Social Anxiety by Rockman: Part 4

We’re heading to another Bank Holiday Weekend where most of the people are looking forward to a long weekend spent enjoying all the world has to offer, to me it causes more dread than excitement. Firstly there is the odd offer to go somewhere, which you have to find an excuse not to do, you just say yes and then have to explain politely why you didn’t make it afterwards. Then if there isn’t one you have the trauma of three days at home, watching the same four walls and wondering how you will occupy the next 15 minutes without feeling totally rejected and forgotten by everyone, but that was the plan wasn’t it!
It’s bad enough on most normal weekends,  48 hours of my own company is now about 47 too many but it does mean I’ll be free of my Social Anxiety for those hours. It also means my depression will kick in and the battle will continue until some time about 1 am on the Sunday night, when I finally retire to bed feeling guilty that I’ve wasted another weekend, sad that I have to go to work in the morning, grateful that I have to go to work in the morning and depressed that once again I’ve not managed to beat the cycle, and then comes the anxiety that I will have to leave my safe haven in the morning to travel to work. Once again it’s going to be a sleepless night.

Since joining the Leading Light Group my weekends have been much better, with the social get togethers and other events I have found I have at least something to aim at, something that I may dislike doing but if it means helping breaking the cycle and in the process making some new friends then it is all worth my while.

I honestly don’t think that people that don’t have Social Anxiety, Shyness or Depression could ever relate to what I’ve just written, and I wouldn’t blame them, weekends are times to let rip, be free, do as you wish, be your true self. Being Socially Anxious/Shy means you temper that and put it away, you don’t ever, you can watch it and enjoy others, on the times you actually attend things, but unless you have a beer or three you don’t, and I don’t want just to be a beer player, I want to enjoy the things myself without that. If I always have to have a beer is it me? Or Beer Me? Can I operate without one, or it that my walking stick? How many makes me funny, and how many makes me embarrassing?  Without question I have had some really nice nights out, the shame being is that I was too drunk to remember any of them, but others did and will remember me dancing on a table or going to help behind a bar or dressing up in make up! All these stories are true but sadly I only remember bits and pieces and mostly not good, just me feeling like a complete idiot and I’ve lost a lot of friends or potential friends by just hiding away after a rather shameful night!

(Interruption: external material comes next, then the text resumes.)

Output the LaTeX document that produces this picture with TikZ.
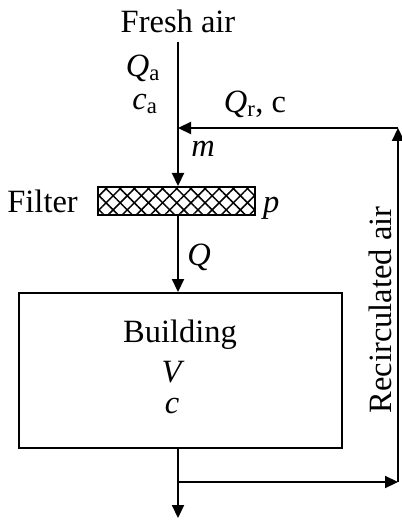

Back to this weekend, which was of course the whole point of this blog, yes I’m still dreading it, but I know I have some outlets. No nothing I can attend is planned, but I can still visit the site and post an message or two. I’ve gotten to know a couple of the people really well and could always have a chat, I can always email one or two of them just to ‘get it off my chest’. I know it’s not perfect, but I know these people understand, they’ve been there, and nothing but nothing is to silly for them. They have all been there and have their own stories, and understand what I am going through, and even if they can’t understand directly they have their own stories and know we’re not alone.

So I’m now not dreading the Bank Holiday too much now, you have no need to either, take that first step, yes it’s the hardest or second hardest, the first was when you knew you suffered from Social Anxiety, Shyness, or Depression, and you decided to do something about it.